City DopeNews

More on Daily Groceries Co-op’s Plans to Expand

A bigger selection of local items, lower prices, a deli and a seating area—maybe even a community space; those are just some of the ideas the owner-members of Daily Groceries Co-op are discussing for a possible move down the street into the 100 Prince development on the former St. Joseph Catholic Church property.

Designated for a grocery anchor, the 13,000-square-foot space in the development is 10 times larger than Daily’s current home a couple of blocks down Prince Avenue. The co-op has been housed in different facilities on Prince since 1992—it was initially next to the Grit before moving to the corner of Pope and Prince in 1997. If things go as the board wishes, Daily Groceries will be ringing up cash registers in a new facility sometime in 2018.

“I talk with a lot of people who shop in our store, and they tell me they love the size, the space and the charm of our building,” General Manager Lisa Merva said. “They’re afraid we’re going to lose some of our flavor and uniqueness if we move to a bigger place. But we think we’re going to gain a lot.”

In a few months, probably in late January and early February, Daily will undertake a capital campaign, said Delene Porter, head of the co-op’s board of directors. “We’ll try to increase the number of owner-members” who now number about 1,200, she said. “We’ll ask customers to come in, shop, buy a share, make an investment.”

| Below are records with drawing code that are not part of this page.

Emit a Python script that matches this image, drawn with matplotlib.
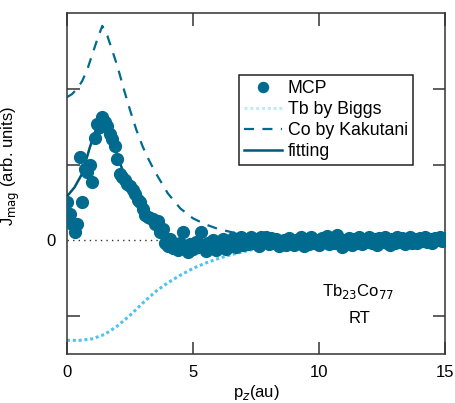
import matplotlib
matplotlib.use("Agg")
import matplotlib.pyplot as plt
import numpy as np

plt.rcParams["font.family"] = ["Liberation Sans", "DejaVu Sans"]

# MCP data, sampled every 0.1 au from 0 to 15
pz = np.round(np.arange(0, 15.05, 0.1), 1)
mcp = [
    0.50, 0.35, 0.22, 0.11, 0.22, 1.10, 0.50, 0.94, 0.90, 0.99,
    0.77, 1.35, 1.53, 1.49, 1.63, 1.56, 1.51, 1.40, 1.34, 1.25,
    1.07, 0.88, 0.83, 0.79, 0.75, 0.72, 0.66, 0.61, 0.53, 0.50,
    0.42, 0.33, 0.31, 0.29, 0.28, 0.22, 0.26, 0.11, 0.15, -0.04,
    -0.07, 0.02, -0.10, -0.06, -0.13, -0.03, 0.11, -0.08, -0.15, -0.05,
    -0.12, -0.02, -0.09, 0.11, -0.06, -0.14, -0.04, -0.10, 0.00, -0.13,
    -0.05, -0.08, 0.02, -0.11, -0.04, -0.07, 0.03, -0.09, -0.02, 0.04,
    -0.06, 0.01, -0.05, 0.05, -0.03, 0.02, -0.07, 0.04, -0.02, 0.05,
    -0.05, 0.03, -0.04, 0.02, -0.08, -0.03, 0.01, -0.06, 0.03, -0.02,
    -0.06, 0.00, -0.04, 0.05, -0.07, 0.02, -0.05, 0.04, -0.03, 0.01,
    -0.06, 0.03, -0.02, 0.06, -0.05, 0.02, -0.04, 0.07, -0.03, -0.09,
    0.01, -0.05, 0.03, -0.06, 0.02, -0.03, 0.04, -0.05, 0.01, -0.02,
    0.05, -0.04, 0.02, -0.06, 0.03, -0.02, 0.04, -0.03, -0.06, 0.02,
    -0.03, 0.05, -0.02, 0.03, -0.05, 0.01, 0.04, -0.03, 0.02, -0.04,
    0.03, -0.01, 0.05, -0.02, 0.02, -0.04, 0.03, 0.01, 0.04, -0.01,
    0.03,
]

# Co profile (Kakutani)
co_x = [0, 0.2, 0.4, 0.6, 0.8, 1.0, 1.2, 1.4, 1.6, 1.8, 2.0, 2.25, 2.5, 2.75, 3.0,
        3.25, 3.5, 3.75, 4.0, 4.5, 5.0, 5.5, 6.0, 6.5, 7.0, 8, 9, 10, 11, 12, 13, 14, 15]
co_y = [1.89, 1.93, 2.00, 2.10, 2.25, 2.45, 2.65, 2.83, 2.70, 2.50, 2.30, 2.00, 1.72, 1.46, 1.24,
        1.06, 0.90, 0.76, 0.62, 0.42, 0.29, 0.21, 0.15, 0.11, 0.08, 0.04, 0.02, 0.01, 0, 0, 0, 0, 0]

# Tb profile (Biggs)
tb_x = [0, 0.5, 1.0, 1.5, 2.0, 2.5, 3.0, 3.5, 4.0, 4.5, 5.0, 5.5, 6.0, 6.5, 7.0, 7.5,
        8, 9, 10, 11, 12, 13, 14, 15]
tb_y = [-1.32, -1.32, -1.30, -1.24, -1.13, -0.99, -0.83, -0.68, -0.56, -0.46, -0.37, -0.30,
        -0.24, -0.19, -0.15, -0.11, -0.08, -0.04, -0.02, -0.01, 0, 0, 0, 0]

# fitting curve
fit_x = [0, 0.3, 0.6, 0.9, 1.1, 1.3, 1.45, 1.6, 1.8, 2.0, 2.2, 2.4, 2.7, 3.0, 3.3, 3.6,
         4.0, 4.5, 5.0, 5.5, 6, 7, 8, 10, 12, 15]
fit_y = [0.58, 0.70, 0.88, 1.22, 1.42, 1.57, 1.60, 1.50, 1.33, 1.12, 0.93, 0.77, 0.62, 0.45,
         0.33, 0.22, 0.08, -0.02, -0.07, -0.08, -0.08, -0.06, -0.04, -0.02, 0, 0]

teal = "#006B8F"
light = "#4FC3F2"

fig = plt.figure(figsize=(4.55, 4.03), dpi=100)
ax = fig.add_axes([67 / 455, 49 / 403, 378 / 455, 341 / 403])

ax.axhline(0, color="#333333", lw=1.0, ls=(0, (1, 3)), zorder=1)
ax.plot(tb_x, tb_y, color=light, lw=2.2, ls=(0, (1, 0.9)), label="Tb by Biggs", zorder=2)
ax.plot(co_x, co_y, color=teal, lw=1.6, ls=(0, (4.5, 3.8)), label="Co by Kakutani", zorder=2)
ax.plot(fit_x, fit_y, color="#00577A", lw=1.8, label="fitting", zorder=2.5)
ax.plot(pz, mcp, "o", color=teal, ms=8.5, mec=teal, label="MCP", zorder=3)

ax.set_xlim(0, 15)
ax.set_ylim(-1.5, 3.0)
ax.set_xticks([0, 5, 10, 15])
ax.set_yticks([-1, 0, 1, 2])
ax.set_yticklabels(["", "0", "", ""])
ax.tick_params(direction="in", length=9, width=1.1, color="#333333", labelsize=12,
               top=True, right=True, pad=8)
ax.yaxis.get_major_ticks()[1].tick1line.set_visible(False)
for s in ax.spines.values():
    s.set_color("#333333")
    s.set_linewidth(1.1)

ax.set_xlabel("p$_z$(au)", fontsize=12, labelpad=2)
ax.set_ylabel("J$_{\\rm mag}$ (arb. units)", fontsize=12)
ax.yaxis.set_label_coords(-0.12, 0.55)

ax.text(11.55, -0.68, "Tb$_{23}$Co$_{77}$", fontsize=12, ha="center", va="center")
ax.text(11.6, -1.03, "RT", fontsize=12, ha="center", va="center")

handles, labels = ax.get_legend_handles_labels()
order = [labels.index(n) for n in ["MCP", "Tb by Biggs", "Co by Kakutani", "fitting"]]
leg = ax.legend([handles[i] for i in order], [labels[i] for i in order],
                loc="upper left", bbox_to_anchor=(0.455, 0.818), borderaxespad=0,
                fontsize=12.8, fancybox=False, framealpha=1, edgecolor="#222222",
                handlelength=2.1, handletextpad=0.35, labelspacing=0.22, borderpad=0.3,
                markerscale=0.85)
leg.get_frame().set_linewidth(1.1)
leg.legend_handles[1].set_alpha(0.35)

fig.savefig("out.png", dpi=100)
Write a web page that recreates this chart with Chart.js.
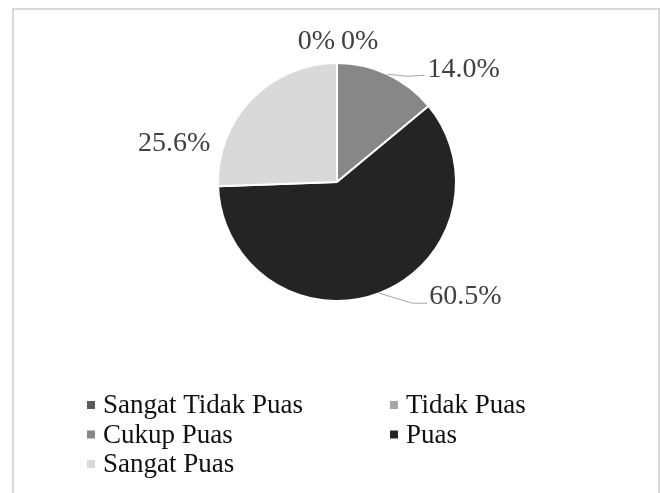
<!DOCTYPE html>
<html>
<head>
<meta charset="utf-8">
<script src="https://cdn.jsdelivr.net/npm/chart.js@4.4.1/dist/chart.umd.min.js"></script>
<style>
  html, body { margin: 0; padding: 0; background: #fff; }
  #wrap { position: relative; width: 660px; height: 493px; overflow: hidden; }
  #frame { position: absolute; left: 12px; top: 8px; width: 648px; height: 600px;
           box-sizing: border-box; border: 2px solid #d9d9d9; }
  #grafico { position: absolute; left: 0; top: 0; }
  .pre { font-family: "Liberation Serif"; position: absolute; left: -999px; }
</style>
</head>
<body>
<div id="wrap">
  <div id="frame"></div>
  <canvas id="grafico" width="660" height="493"></canvas>
</div>
<span class="pre">Sangat Tidak Puas 0%</span>
<script>
// Datos del gráfico
const kategori = ['Sangat Tidak Puas', 'Tidak Puas', 'Cukup Puas', 'Puas', 'Sangat Puas'];
const persen = [0, 0, 14.0, 60.5, 25.6];
const labelTeks = ['0%', '0%', '14.0%', '60.5%', '25.6%'];
const warna = ['#595959', '#a6a6a6', '#878787', '#242424', '#d9d9d9'];

const FUENTE = '"Liberation Serif", "Times New Roman", serif';

function dibujar() {
    const ctx = document.getElementById('grafico').getContext('2d');

    // Etiquetas fuera del pastel con líneas guía + leyenda en dos columnas
    const etiquetasPlugin = {
        id: 'etiquetas',
        afterDraw(chart, args, opts) {
            const c = chart.ctx;
            const meta = chart.getDatasetMeta(0);
            c.save();
            c.font = opts.labelFont;
            c.fillStyle = '#404040';
            c.textBaseline = 'alphabetic';
            meta.data.forEach((arc, i) => {
                const mid = (arc.startAngle + arc.endAngle) / 2;
                const ax = arc.x + Math.cos(mid) * arc.outerRadius;
                const ay = arc.y + Math.sin(mid) * arc.outerRadius;
                const pos = opts.posisi[i];
                if (pos.guia) {
                    c.beginPath();
                    c.strokeStyle = '#a6a6a6';
                    c.lineWidth = 1;
                    c.moveTo(ax, ay);
                    pos.guia.forEach(p => c.lineTo(ax + p[0], ay + p[1]));
                    c.stroke();
                }
                c.textAlign = pos.align;
                c.fillText(labelTeks[i], ax + pos.dx, ay + pos.dy);
            });

            // leyenda
            c.font = opts.legendFont;
            c.textAlign = 'left';
            const ds = chart.data.datasets[0];
            chart.data.labels.forEach((lab, i) => {
                const col = i % 2;
                const row = Math.floor(i / 2);
                const x = opts.legendX[col];
                const y = opts.legendY + row * opts.legendRow;
                c.fillStyle = ds.backgroundColor[i];
                c.fillRect(x, y - 12, 8, 8);
                c.fillStyle = '#111';
                c.fillText(lab, x + 16, y);
            });
            c.restore();
        }
    };

    new Chart(ctx, {
        type: 'pie',
        data: {
            labels: kategori,
            datasets: [{
                data: persen,
                backgroundColor: warna,
                borderColor: '#ffffff',
                borderWidth: 2
            }]
        },
        options: {
            responsive: false,
            animation: false,
            layout: { padding: { left: 217, right: 203, top: 62, bottom: 191 } },
            plugins: {
                legend: { display: false },
                tooltip: { enabled: false },
                etiquetas: {
                    labelFont: '28px ' + FUENTE,
                    legendFont: '27px ' + FUENTE,
                    legendX: [87, 390],
                    legendY: 413,
                    legendRow: 29.5,
                    posisi: [
                        { dx: -2, dy: -14, align: 'right' },
                        { dx: 4, dy: -14, align: 'left' },
                        { dx: 40, dy: 3, align: 'left', guia: [[20, 2], [37, 1]] },
                        { dx: 50, dy: 11, align: 'left', guia: [[33, 10], [48, 10]] },
                        { dx: -41, dy: 52, align: 'right' }
                    ]
                }
            }
        },
        plugins: [etiquetasPlugin]
    });
}

document.fonts.load('27px "Liberation Serif"').then(dibujar, dibujar);
</script>
</body>
</html>
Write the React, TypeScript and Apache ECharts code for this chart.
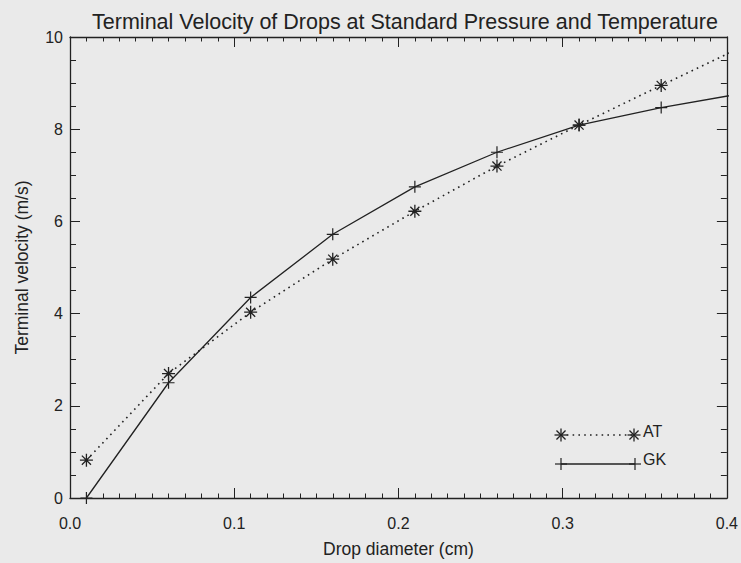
import React, { useEffect, useRef } from "react";
import * as echarts from "echarts";

const diameters = [0.01, 0.06, 0.11, 0.16, 0.21, 0.26, 0.31, 0.36, 0.41];
const atValues = [0.82, 2.7, 4.03, 5.18, 6.22, 7.2, 8.09, 8.95, 9.8];
const gkValues = [0.0, 2.5, 4.35, 5.72, 6.75, 7.5, 8.09, 8.47, 8.78];
const xTicks = [0.0, 0.1, 0.2, 0.3, 0.4];
const yTicks = [0, 2, 4, 6, 8, 10];

const INK = "#222222";
const FONT = "Liberation Sans, Arial, Helvetica, sans-serif";
const ASTERISK = "path://M10,0 L10,20 M0,10 L20,10 M3,3 L17,17 M3,17 L17,3";
const PLUS = "path://M10,0 L10,20 M0,10 L20,10";

function asteriskGraphic(cx: number, cy: number, r: number) {
  const d = r * 0.7;
  const ls = { stroke: INK, lineWidth: 1.3 };
  return {
    type: "group",
    x: cx,
    y: cy,
    children: [
      { type: "line", shape: { x1: -r, y1: 0, x2: r, y2: 0 }, style: ls },
      { type: "line", shape: { x1: 0, y1: -r, x2: 0, y2: r }, style: ls },
      { type: "line", shape: { x1: -d, y1: -d, x2: d, y2: d }, style: ls },
      { type: "line", shape: { x1: -d, y1: d, x2: d, y2: -d }, style: ls },
    ],
  };
}

function plusGraphic(cx: number, cy: number, r: number) {
  const ls = { stroke: INK, lineWidth: 1.2 };
  return {
    type: "group",
    x: cx,
    y: cy,
    children: [
      { type: "line", shape: { x1: -r, y1: 0, x2: r, y2: 0 }, style: ls },
      { type: "line", shape: { x1: 0, y1: -r, x2: 0, y2: r }, style: ls },
    ],
  };
}

export default function App() {
  const ref = useRef<HTMLDivElement>(null);
  useEffect(() => {
    if (!ref.current) return;
    const chart = echarts.init(ref.current, undefined, { renderer: "svg" });
    const axisCommon = {
      type: "value",
      axisLine: { show: true, onZero: false, lineStyle: { color: INK, width: 1.3 } },
      axisTick: { show: true, inside: true, length: 10, lineStyle: { color: INK, width: 1 } },
      splitLine: { show: false },
    };
    const xMin = xTicks[0];
    const xMax = xTicks[xTicks.length - 1];
    const yMin = yTicks[0];
    const yMax = yTicks[yTicks.length - 1];
    const xMinor = { show: true, splitNumber: 10, length: 4.5, lineStyle: { color: INK, width: 1 } };
    const yMinor = { show: true, splitNumber: 4, length: 6, lineStyle: { color: INK, width: 1 } };
    chart.setOption({
      animation: false,
      backgroundColor: "#eaeaea",
      title: {
        text: "Terminal Velocity of Drops at Standard Pressure and Temperature",
        left: 400,
        textAlign: "center",
        top: 6,
        textStyle: { fontFamily: FONT, fontSize: 21.5, fontWeight: "normal", color: INK },
      },
      grid: { left: 70, right: 13, top: 37, bottom: 61 },
      xAxis: [
        {
          ...axisCommon,
          position: "bottom",
          min: xMin,
          max: xMax,
          interval: 0.1,
          minorTick: xMinor,
          axisLabel: {
            show: true,
            margin: 17,
            color: INK,
            fontFamily: FONT,
            fontSize: 16,
            formatter: (v: number) => v.toFixed(1),
          },
          name: "Drop diameter (cm)",
          nameLocation: "middle",
          nameGap: 42,
          nameTextStyle: { fontFamily: FONT, fontSize: 17.5, color: INK },
        },
        {
          ...axisCommon,
          position: "top",
          min: xMin,
          max: xMax,
          interval: 0.1,
          minorTick: xMinor,
          axisLabel: { show: false },
        },
      ],
      yAxis: [
        {
          ...axisCommon,
          position: "left",
          min: yMin,
          max: yMax,
          interval: 2,
          minorTick: yMinor,
          axisLabel: { show: true, margin: 7, color: INK, fontFamily: FONT, fontSize: 16 },
          name: "Terminal velocity (m/s)",
          nameLocation: "middle",
          nameGap: 39,
          nameTextStyle: { fontFamily: FONT, fontSize: 17.5, color: INK },
        },
        {
          ...axisCommon,
          position: "right",
          min: yMin,
          max: yMax,
          interval: 2,
          minorTick: yMinor,
          axisLabel: { show: false },
        },
      ],
      series: [
        {
          name: "AT",
          type: "line",
          xAxisIndex: 0,
          yAxisIndex: 0,
          data: diameters.map((d, i) => [d, atValues[i]]),
          symbol: ASTERISK,
          symbolSize: 13,
          showSymbol: true,
          clip: true,
          lineStyle: { color: INK, width: 1.6, type: [1.6, 4.2] },
          itemStyle: { color: "transparent", borderColor: INK, borderWidth: 1.3 },
        },
        {
          name: "GK",
          type: "line",
          xAxisIndex: 0,
          yAxisIndex: 0,
          data: diameters.map((d, i) => [d, gkValues[i]]),
          symbol: PLUS,
          symbolSize: 12,
          showSymbol: true,
          clip: true,
          lineStyle: { color: INK, width: 1.3, type: "solid" },
          itemStyle: { color: "transparent", borderColor: INK, borderWidth: 1.2 },
        },
      ],
      graphic: [
        {
          type: "line",
          shape: { x1: 561, y1: 435, x2: 634, y2: 435 },
          style: { stroke: INK, lineWidth: 1.6, lineDash: [1.6, 4.2] },
        },
        asteriskGraphic(561, 435, 6.5),
        asteriskGraphic(634, 435, 6.5),
        {
          type: "text",
          x: 643,
          y: 431,
          style: { text: "AT", fontFamily: FONT, fontSize: 16, fill: INK, verticalAlign: "middle" },
        },
        {
          type: "line",
          shape: { x1: 561, y1: 464, x2: 635, y2: 464 },
          style: { stroke: INK, lineWidth: 1.3 },
        },
        plusGraphic(561, 464, 6),
        plusGraphic(635, 464, 6),
        {
          type: "text",
          x: 643,
          y: 459,
          style: { text: "GK", fontFamily: FONT, fontSize: 16, fill: INK, verticalAlign: "middle" },
        },
      ],
    });
    return () => chart.dispose();
  }, []);
  return (
    <div
      ref={ref}
      style={{ position: "absolute", left: 0, top: 0, width: 741, height: 563 }}
    />
  );
}
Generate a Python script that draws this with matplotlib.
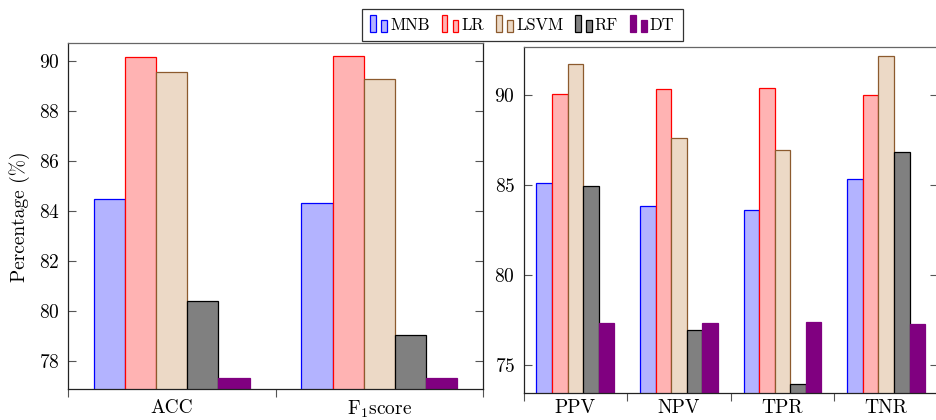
import numpy as np
import matplotlib
matplotlib.use("Agg")
import matplotlib.pyplot as plt
from matplotlib.patches import Rectangle
from matplotlib.legend_handler import HandlerBase

plt.rcParams['font.family'] = 'serif'
plt.rcParams['font.serif'] = ['cmr10']
plt.rcParams['mathtext.fontset'] = 'cm'
plt.rcParams['axes.unicode_minus'] = False
plt.rcParams['axes.formatter.use_mathtext'] = True

# data
models = ['MNB', 'LR', 'LSVM', 'RF', 'DT']
left_metrics = ['ACC', r'F$_1$score']
right_metrics = ['PPV', 'NPV', 'TPR', 'TNR']

left_values = {
    'MNB':  [84.47, 84.32],
    'LR':   [90.17, 90.20],
    'LSVM': [89.56, 89.27],
    'RF':   [80.38, 79.03],
    'DT':   [77.33, 77.33],
}
right_values = {
    'MNB':  [85.08, 83.84, 83.60, 85.33],
    'LR':   [90.05, 90.32, 90.38, 90.00],
    'LSVM': [91.70, 87.58, 86.94, 92.15],
    'RF':   [84.93, 76.92, 73.93, 86.83],
    'DT':   [77.32, 77.32, 77.35, 77.28],
}

left_yticks = [78, 80, 82, 84, 86, 88, 90]
right_yticks = [75, 80, 85, 90]

face = {'MNB': '#b3b3ff', 'LR': '#ffb3b3', 'LSVM': '#ecd9c6', 'RF': '#808080', 'DT': '#800080'}
edge = {'MNB': '#0000ff', 'LR': '#ff0000', 'LSVM': '#8c5a2e', 'RF': '#000000', 'DT': '#800080'}


class TwoBars(HandlerBase):
    # pgfplots style ybar legend: two little bars
    def create_artists(self, legend, orig_handle, xdescent, ydescent,
                       width, height, fontsize, trans):
        fc = orig_handle.get_facecolor()
        ec = orig_handle.get_edgecolor()
        w = width * 0.34
        y0 = -ydescent - height * 0.2
        r1 = Rectangle((-xdescent, y0), w, height * 1.5, facecolor=fc,
                       edgecolor=ec, lw=0.9, transform=trans)
        r2 = Rectangle((-xdescent + width * 0.66, y0), w, height * 1.08,
                       facecolor=fc, edgecolor=ec, lw=0.9, transform=trans)
        return [r1, r2]


def style_axis(ax, n, yticks, ylim, xpad):
    ax.set_xlim(0.5, n + 0.5)
    ax.set_ylim(*ylim)
    ax.set_yticks(yticks)
    ax.set_xticks(np.arange(1, n + 1))
    ax.set_xticks(np.arange(0.5, n + 1, 1.0), minor=True)
    ax.tick_params(axis='x', which='major', length=0, labelsize=14, pad=xpad)
    ax.tick_params(axis='x', which='minor', length=6, direction='out',
                   color='#555555', width=0.8)
    ax.tick_params(axis='y', which='major', length=6, direction='in',
                   left=True, right=True, labelsize=14, color='#555555',
                   width=0.8, pad=6)
    for s in ax.spines.values():
        s.set_linewidth(0.9)
        s.set_color('#222222')
    ax.spines['top'].set_color('#666666')


fig = plt.figure(figsize=(9.37, 4.2), dpi=100)
ax1 = fig.add_axes([0.0726, 0.0731, 0.4429, 0.8238])
ax2 = fig.add_axes([0.5587, 0.0636, 0.4424, 0.8252])

bw = 0.15
x1 = np.arange(1, len(left_metrics) + 1)
x2 = np.arange(1, len(right_metrics) + 1)
handles = []
for i, m in enumerate(models):
    off = (i - 2) * bw
    b = ax1.bar(x1 + off, left_values[m], bw, facecolor=face[m],
                edgecolor=edge[m], linewidth=0.9, label=m)
    ax2.bar(x2 + off, right_values[m], bw, facecolor=face[m],
            edgecolor=edge[m], linewidth=0.9)
    handles.append(b.patches[0])

style_axis(ax1, len(left_metrics), left_yticks, (76.86, 90.71), 7)
style_axis(ax2, len(right_metrics), right_yticks, (73.41, 92.68), 4)
ax1.set_xticklabels(left_metrics)
ax2.set_xticklabels(right_metrics)
ax1.set_ylabel('Percentage (%)', fontsize=14, labelpad=6)

leg = fig.legend(handles, models, loc='upper center',
                 bbox_to_anchor=(0.5575, 0.978), ncol=5, fontsize=12,
                 frameon=True, fancybox=False, edgecolor='black',
                 handler_map={Rectangle: TwoBars()}, handlelength=1.0,
                 handletextpad=0.2, columnspacing=0.7, borderpad=0.5,
                 borderaxespad=0.0)
leg.get_frame().set_linewidth(0.9)

fig.savefig('out.png', dpi=100)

In hand already is a $900,000 pledge; the goal is to amass another $1.5 million from owner-members, “as loans, as investments they’ll get back,” Porter said. At the end of a two-to-three-week pledge period, the board of directors will know if the project is going forward. At last week’s annual meeting of Daily’s owner-members, people were asked to say what they like about the current facility and what they’d like to see in a new one.

Porter and Merva said they thought about improving and expanding their current space or even moving upstairs, but doing so just wasn’t feasible because of so many built-in inefficiencies. Porter hopes the numbers add up and Daily can move into the 100 Prince complex, but if not, the co-op will continue trying to find a larger, more suitable space.

It needs one. In the last five years, the store has seen a 60 percent growth in sales. In 2015, it had $1.34 million in sales, and 30 percent of its product purchases were for local goods.

“Daily is really bursting, but we can’t thrive in this location,” Merva said. “We can’t keep enough stuff on the shelves.”